Andrew J. Armstrong, MD, ScM, professor of Medicine, Surgery, Pharmacology, and Cancer Biology at Duke University School of Medicine, and member at Duke Cancer Institute, discusses the methods behind a study that established a digital pathology biomarker for the benefit of androgen deprivation therapy (ADT) in localized high-risk prostate cancer.
According to Armstrong, he and his fellow investigators hypothesized that artificial intelligence (AI) tools could identify predictive biomarkers for long-term benefit from ADT and for higher risk of poor outcomes without intensified therapy. Using biopsy data from NRG cooperative group trials, they identified a biomarker based on digital pathology, as well as age, PSA, Gleason score, and T stage.
They validated the effectiveness of this AI-derived biomarker by testing it on the data from the NRG/RTOG 9202 (NCT00767286) trial, which established the benefit of long-term ADT in some men. The AI biomarker proved to be prognostic of distant metastases in the study’s patients and of prostate cancer-specific mortality for the duration of ADT, which were the RTOG 9202 study’s primary and secondary end points. This approach was able to find key features that were missed with clinical biomarkers, Armstrong says.
TRANSCRIPTION:
0:08 | We hypothesized that artificial intelligence tools leveraging digital pathology may identify predictive biomarkers that could identify men that had an excellent long-term outcomes, but with a short version of ADT. Likewise, there may be some intermediate-risk men that actually have high-risk pathology features that may need intensified therapy. To validate this, we used a large collection of phase 3 clinical trials through the NRG cooperative group. That's one of the great things about this study. It took digital pathology images from prostate biopsies from all over North America that were conducted as part of legacy trials going back 20 years.

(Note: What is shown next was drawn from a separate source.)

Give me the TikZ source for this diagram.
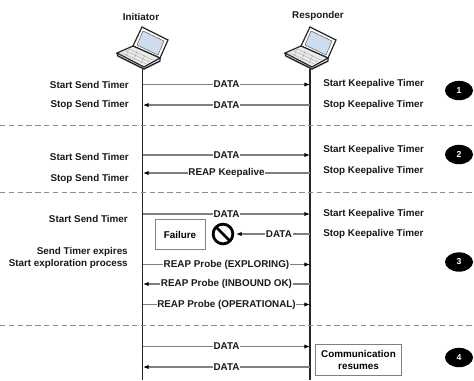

We developed this biomarker using digital pathology, as well as clinical variables like age, PSA, Gleason score, T stage, and incorporated that into an AI tool, which became a biomarker that was then locked, and then validated externally in a prospective randomized phase 3 study called RTG 9202. We picked this trial because it was a positive study that changed practice many years ago. This taught us that long-term ADT did improve survival in some men, and overall, was a positive study for survival and changed our practice. What we found is that the AI biomarker which we validated learned from digital pathology key features that are missed with typical clinical biomarkers.